I have the Massenburg DesignWorks Hi-Res Parametric EQ 2.0 and I have the Diamond Bundle, the URS N Series , the URS A Series, the Oxford EQ etc. etc. and they are all wonderful, amazing sounding plugins. They should be, they cost a fortune to research and build, and a small fortune to purchase. The EQ III, on the other hand, comes bundled “free” with your purchase of and Digidesign Hardware, and as the old adage goes - You get what you pay for. Or do you?

I have a secret obsession with this little plugin. I love it’s ease of use, it’s little colorful interface, and most of all the way that it sounds on Rack Toms and Floor Toms. I don’t know why, but I can’t get enough! I’ve used a hundred different plugins on rack and floor toms, but EQ III, for me, takes the cake.
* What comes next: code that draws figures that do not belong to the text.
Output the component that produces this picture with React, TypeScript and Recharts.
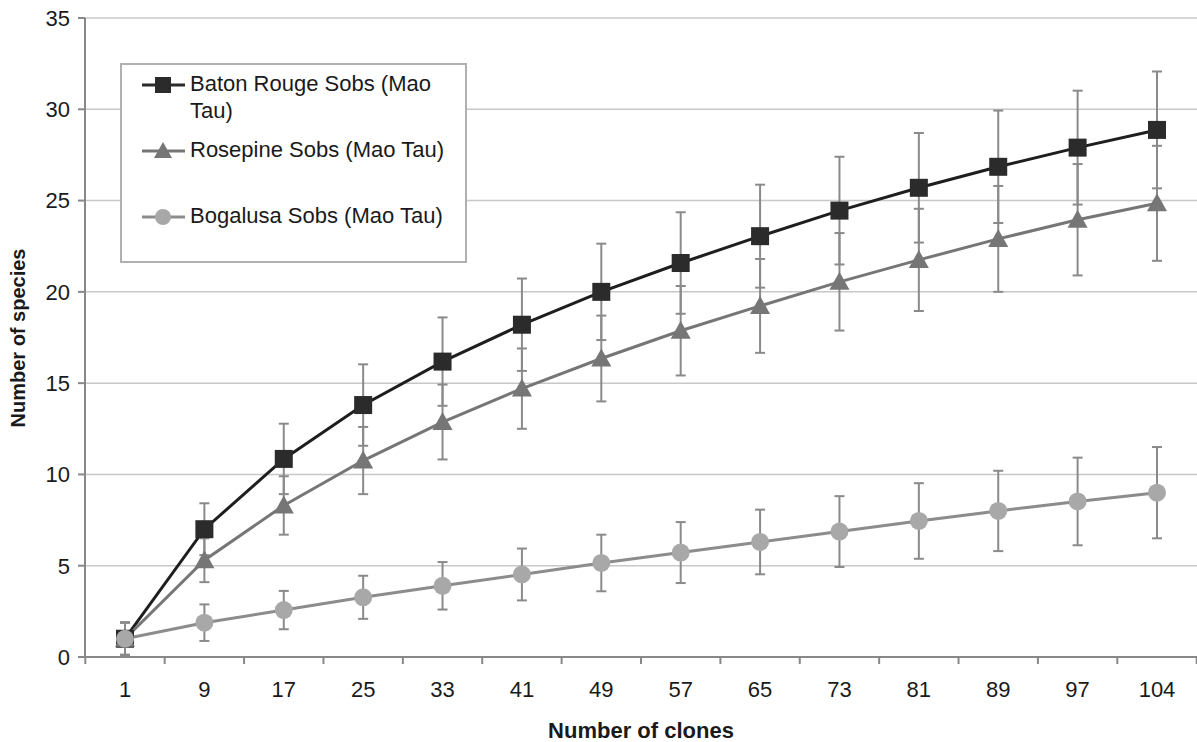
import React from "react"
import { LineChart, Line, XAxis, YAxis, CartesianGrid, ErrorBar } from "recharts"

const clones = ["1", "9", "17", "25", "33", "41", "49", "57", "65", "73", "81", "89", "97", "104"]

const batonRouge = [1, 7.0, 10.85, 13.8, 16.18, 18.2, 20.0, 21.58, 23.05, 24.45, 25.7, 26.85, 27.9, 28.87]
const batonRougeErr = [0.9, 1.42, 1.93, 2.23, 2.42, 2.53, 2.64, 2.78, 2.82, 2.95, 3.0, 3.08, 3.12, 3.2]

const rosepine = [1, 5.3, 8.3, 10.76, 12.87, 14.7, 16.35, 17.87, 19.23, 20.55, 21.75, 22.9, 23.95, 24.85]
const rosepineErr = [0.9, 1.2, 1.6, 1.84, 2.05, 2.2, 2.35, 2.45, 2.57, 2.67, 2.8, 2.9, 3.05, 3.15]

const bogalusa = [1, 1.88, 2.57, 3.27, 3.9, 4.52, 5.15, 5.72, 6.3, 6.87, 7.45, 8.0, 8.52, 9.0]
const bogalusaErr = [0.87, 1.0, 1.05, 1.18, 1.3, 1.42, 1.55, 1.67, 1.77, 1.94, 2.07, 2.2, 2.4, 2.5]

const yTicks = [0, 5, 10, 15, 20, 25, 30, 35]

const data = clones.map((c, i) => ({
  clones: c,
  br: batonRouge[i],
  brErr: batonRougeErr[i],
  rp: rosepine[i],
  rpErr: rosepineErr[i],
  bg: bogalusa[i],
  bgErr: bogalusaErr[i],
}))

const W = 1197
const H = 742
const LEFT = 85
const PAD = 40
const STEP = (W - LEFT - 2 * PAD) / (clones.length - 1)
const FONT = "'Liberation Sans', Arial, sans-serif"

const DARK = "#2b2b2b"
const MID = "#767676"
const LIGHT = "#a8a8a8"
const ERR = "#8a8a8a"

const square = (color: string) => (p: any) => (
  <rect key={p.key} x={p.cx - 9} y={p.cy - 9} width={18} height={18} fill={color} />
)
const triangle = (color: string) => (p: any) => (
  <polygon key={p.key} points={`${p.cx},${p.cy - 10} ${p.cx - 10},${p.cy + 8} ${p.cx + 10},${p.cy + 8}`} fill={color} />
)
const circle = (color: string) => (p: any) => <circle key={p.key} cx={p.cx} cy={p.cy} r={9} fill={color} />

const XTick = (p: any) => {
  const last = p.index === clones.length - 1
  return (
    <g>
      <line x1={p.x - STEP / 2} x2={p.x - STEP / 2} y1={p.y - 7} y2={p.y} stroke="#888" strokeWidth={2} />
      {last && <line x1={p.x + STEP / 2} x2={p.x + STEP / 2} y1={p.y - 7} y2={p.y} stroke="#888" strokeWidth={2} />}
      <text x={p.x} y={p.y + 33} textAnchor="middle" fontSize={22} fill="#1a1a1a" fontFamily={FONT}>
        {p.payload.value}
      </text>
    </g>
  )
}

const legendItems = [
  { lines: ["Baton Rouge Sobs (Mao", "Tau)"], color: DARK, line: DARK, shape: "square" },
  { lines: ["Rosepine Sobs (Mao Tau)"], color: MID, line: MID, shape: "triangle" },
  { lines: ["Bogalusa Sobs (Mao Tau)"], color: LIGHT, line: "#8c8c8c", shape: "circle" },
]

const LegendBox = () => (
  <div
    style={{
      position: "absolute",
      left: 120,
      top: 63,
      width: 343,
      height: 196,
      border: "2px solid #b0b0b0",
      background: "#fff",
      fontFamily: FONT,
      fontSize: 22,
      color: "#1a1a1a",
    }}
  >
    {legendItems.map((it) => (
      <div key={it.shape} style={{ position: "relative", height: 66 }}>
        <svg width={50} height={30} style={{ position: "absolute", left: 18, top: 5 }}>
          <line x1={2} x2={45} y1={15} y2={15} stroke={it.line} strokeWidth={3} />
          {it.shape === "square" && <rect x={15} y={7} width={16} height={16} fill={it.color} />}
          {it.shape === "triangle" && <polygon points="23,6 14,22 32,22" fill={it.color} />}
          {it.shape === "circle" && <circle cx={23} cy={15} r={8} fill={it.color} />}
        </svg>
        <div style={{ position: "absolute", left: 68, top: 5, lineHeight: "27px" }}>
          {it.lines.map((l) => (
            <div key={l}>{l}</div>
          ))}
        </div>
      </div>
    ))}
  </div>
)

export default function App() {
  return (
    <div style={{ position: "absolute", left: 0, top: 0, width: W, height: H, background: "#fff" }}>
      <LineChart width={W} height={H} data={data} margin={{ top: 18, right: 0, bottom: 0, left: 0 }}>
        <CartesianGrid horizontal vertical={false} stroke="#c8c8c8" strokeWidth={1.5} />
        <XAxis
          dataKey="clones"
          padding={{ left: PAD, right: PAD }}
          height={85}
          tickLine={false}
          tickSize={7}
          tickMargin={0}
          axisLine={{ stroke: "#888", strokeWidth: 2 }}
          tick={<XTick />}
          interval={0}
          label={{
            content: () => (
              <text x={(LEFT + W) / 2} y={738} textAnchor="middle" fontSize={22} fontWeight="bold" fill="#1a1a1a" fontFamily={FONT}>
                Number of clones
              </text>
            ),
          }}
        />
        <YAxis
          width={LEFT}
          domain={[0, 35]}
          ticks={yTicks}
          interval={0}
          tickSize={7}
          tickMargin={8}
          tickLine={{ stroke: "#888", strokeWidth: 2 }}
          axisLine={{ stroke: "#888", strokeWidth: 2 }}
          tick={{ fontSize: 22, fill: "#1a1a1a", fontFamily: FONT }}
          label={{
            content: () => (
              <text
                x={18}
                y={338}
                transform="rotate(-90, 18, 338)"
                textAnchor="middle"
                dominantBaseline="central"
                fontSize={20}
                fontWeight="bold"
                fill="#1a1a1a"
                fontFamily={FONT}
              >
                Number of species
              </text>
            ),
          }}
        />
        <Line
          dataKey="br"
          stroke="#1e1e1e"
          strokeWidth={3}
          dot={square(DARK)}
          activeDot={false}
          isAnimationActive={false}
        >
          <ErrorBar dataKey="brErr" direction="y" width={5} stroke={ERR} strokeWidth={2} />
        </Line>
        <Line
          dataKey="rp"
          stroke={MID}
          strokeWidth={3}
          dot={triangle(MID)}
          activeDot={false}
          isAnimationActive={false}
        >
          <ErrorBar dataKey="rpErr" direction="y" width={5} stroke={ERR} strokeWidth={2} />
        </Line>
        <Line
          dataKey="bg"
          stroke="#8c8c8c"
          strokeWidth={3}
          dot={circle(LIGHT)}
          activeDot={false}
          isAnimationActive={false}
        >
          <ErrorBar dataKey="bgErr" direction="y" width={5} stroke={ERR} strokeWidth={2} />
        </Line>
      </LineChart>
      <LegendBox />
    </div>
  )
}
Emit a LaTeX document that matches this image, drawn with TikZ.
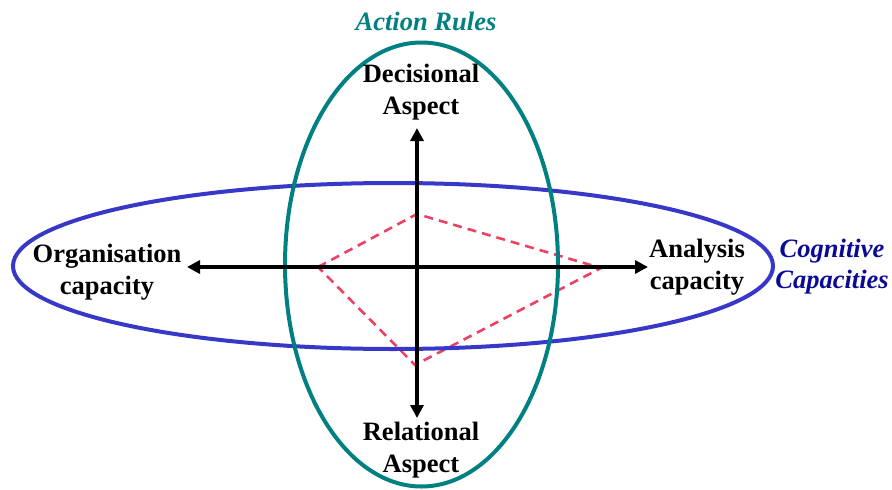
\documentclass[tikz,border=0pt]{standalone}
\usepackage{fontspec}
\setmainfont{Liberation Serif}
\usetikzlibrary{arrows.meta,shapes.geometric}
\definecolor{tealc}{RGB}{0,128,128}
\definecolor{bluec}{RGB}{56,56,200}
\definecolor{navyc}{RGB}{10,10,150}
\definecolor{dashc}{RGB}{234,66,98}
\begin{document}
\begin{tikzpicture}[x=1pt,y=-1pt,
  ring/.style={ellipse,draw,line width=4pt,inner sep=0pt},
  axis/.style={line width=4.2pt,-{Triangle[length=13pt,width=13pt]}},
  lbl/.style={font=\fontsize{26.5}{32}\selectfont\bfseries,align=center,inner sep=0pt},
  ttl/.style={font=\fontsize{26.5}{31}\selectfont\bfseries\itshape,align=center,inner sep=0pt},
  poly/.style={dashc,line width=2.6pt,dash pattern=on 9pt off 6pt}]
\useasboundingbox (0,0) rectangle (892,490);
% dashed quadrilateral
\coordinate (pl) at (318,267);
\coordinate (pt) at (417,214);
\coordinate (pr) at (601,268);
\coordinate (pb) at (415,365);
\draw[poly] (pl) -- (pt) -- (pr) -- (pb) -- cycle;
% ellipses
\node[ring,draw=bluec,minimum width=760pt,minimum height=166pt] (cog) at (393,266) {};
\node[ring,draw=tealc,minimum width=273pt,minimum height=444pt] (act) at (421.5,264.5) {};
% axes
\coordinate (o) at (417,267);
\coordinate (left) at (187,267);
\coordinate (right) at (648,267);
\coordinate (top) at (417,128);
\coordinate (bot) at (417,418);
\draw[axis] (o) -- (left);
\draw[axis] (o) -- (right);
\draw[axis] (o) -- (top);
\draw[axis] (o) -- (bot);
% labels
\node[ttl,text=tealc] (tact) at (426,21) {Action Rules};
\node[lbl] (dec) at (421,92) {Decisional\\Aspect};
\node[lbl] (rel) at (421,450) {Relational\\Aspect};
\node[lbl] (org) at (107,272) {Organisation\\capacity};
\node[lbl] (ana) at (697,267) {Analysis\\capacity};
\node[ttl,text=navyc] (tcog) at (832,267) {Cognitive\\Capacities};
\end{tikzpicture}
\end{document}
The EQ III has an impressive ability to manage low end - it corrals and focuses the low end with ease, managing that incessant ringing on your lowest floor tom. The high end isn’t brilliant - in fact you really have to pump it if you want a ton of sizzle, but the high end responds beautifully to transients. Each thwack on the tom, with a little boost on the EQ III, has an extra crack and smack that sings TOM TOM ! to me. The ease of swapping the phase is another added benefit - I yearn for the days that every session that I get and work on has every drum mic in phase with one another - but until that day comes, thank Digi for that phase flipper, it sure is helpful. And can anyone say colors? Who doesn’t love a nice colored parametric EQ to display that +8db boost that you made? Sure is pretty!

The EQ III has become my impulse reach for EQ when I’m working on the toms in my drum mix. If that tom is just not sounding right, I pop on an EQ III, put on a high pass filter around 80hz, pump the low end around 160-180hz, cut out the lower mids around 400-600hz and do a peak boost at around 3 or 4khz. Of course, it really varies from mix to mix and tom to tom, but this is my default go to, and I find that 99% of the time this gets me within range off the sound and tone that I was looking for. From these basic settings I nudge boost and cut to get that tom sounding exactly the way that I want, and then move on to finish that drum mix.

When all is said and done I find that I use the EQ III on about %90 of my drum mixes. That’s what I call a reliable plugin. Although I don’t venture outside of Tom Tom land much with the EQ III I am confident that it is more than able to hold it’s own in the world of EQ. If you’ve been avoiding this EQ because everyone’s got it and you think that free = cheap, then I highly suggest that you take another look, try it out and see how it can fit your needs. This is one little plugin that will go a lot further than you think in your mix.